Adel was 21 years old when he decided to risk his life to reach Spain. "There's no hope. You can't have your own home in your country (...). You understand! Why are there people who arrive and are welcomed by the Red Cross, while others we know nothing about? There are thousands of people, thousands!" Rachidi exclaims, aware that most of his questions will never find answers. Askander, only 22 years old, now helps from Spain those who continue to search for their loved ones who disappeared at sea. He understands why they maintain faith that they are still alive, even if it means they are in prison: "I myself thought that for the first few months," he confesses.
Karima doesn't believe that her brother Alilou was shipwrecked with a friend. She says the versions of the nine survivors of that boat that left with eleven people are contradictory.
It was November 1, 2020, around two in the morning, a Saturday night in Aïn Benian—about 36 kilometers west of Algiers—and Alilou dreamed of reaching Alicante.

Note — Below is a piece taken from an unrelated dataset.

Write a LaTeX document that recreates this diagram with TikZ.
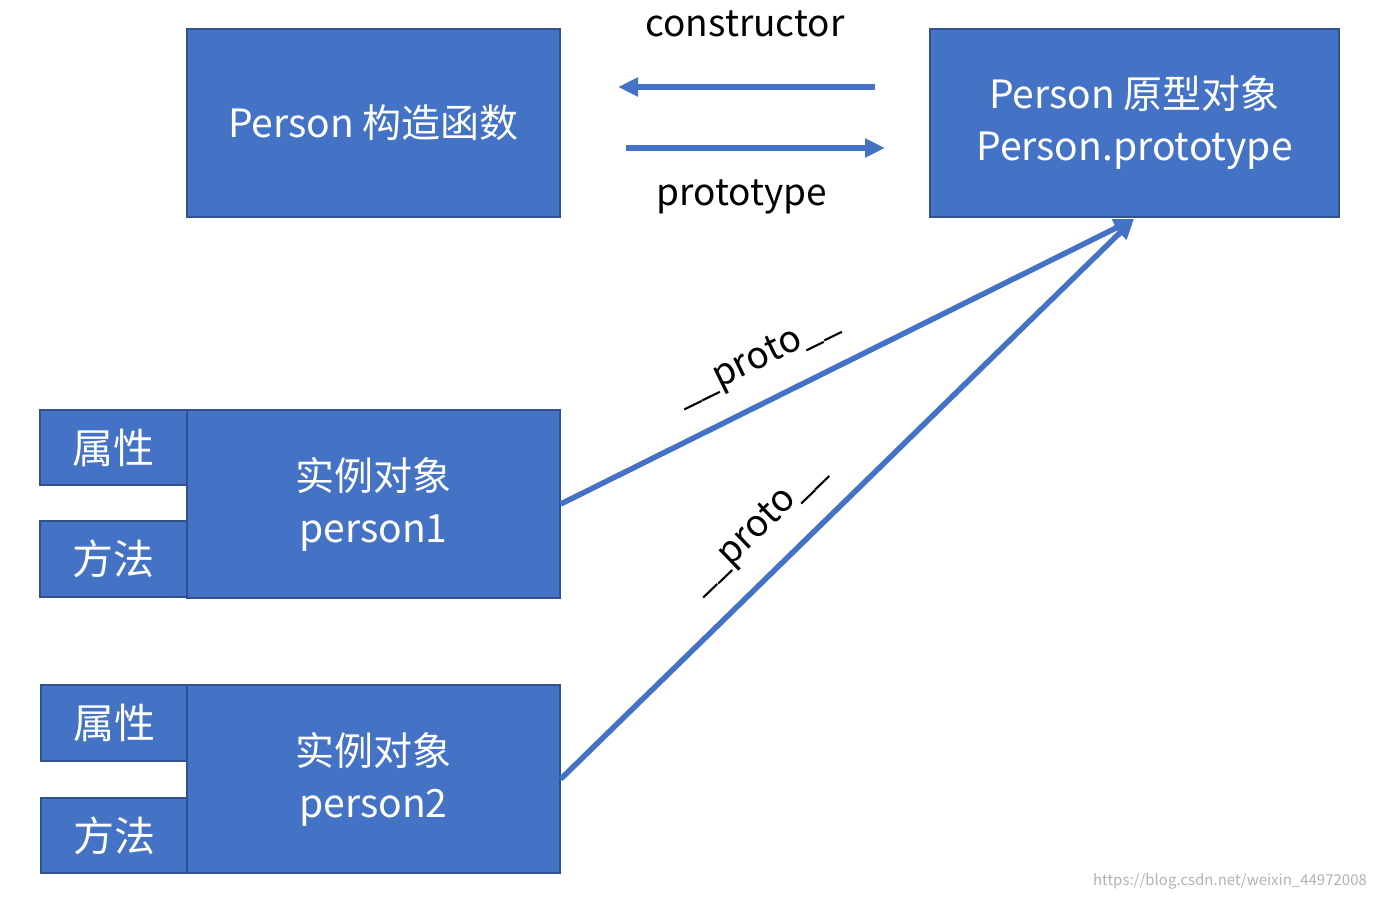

According to the stories Karima has heard, about 50 kilometers off the Alicante coast, a breakdown left the boat adrift for several nights, until on November 7, Maritime Rescue rescued nine people. Two were missing. "There are two versions: one says that my brother jumped into the sea to retrieve his sweater and that his partner tried to help him when the current dragged him away; the second, that they saw a boat and swam to it because they were desperate after five days," she says.
In these five years, there have been no further clues, which has left room for a third version: "I think my brother and his friend were identified as the captains (of the boat)," says Karima, convinced that they were detained by the Spanish authorities. "We don't believe they drowned. They're lying," she concludes, without knowing if she's talking about herself or the hope of one day finding her brother alive.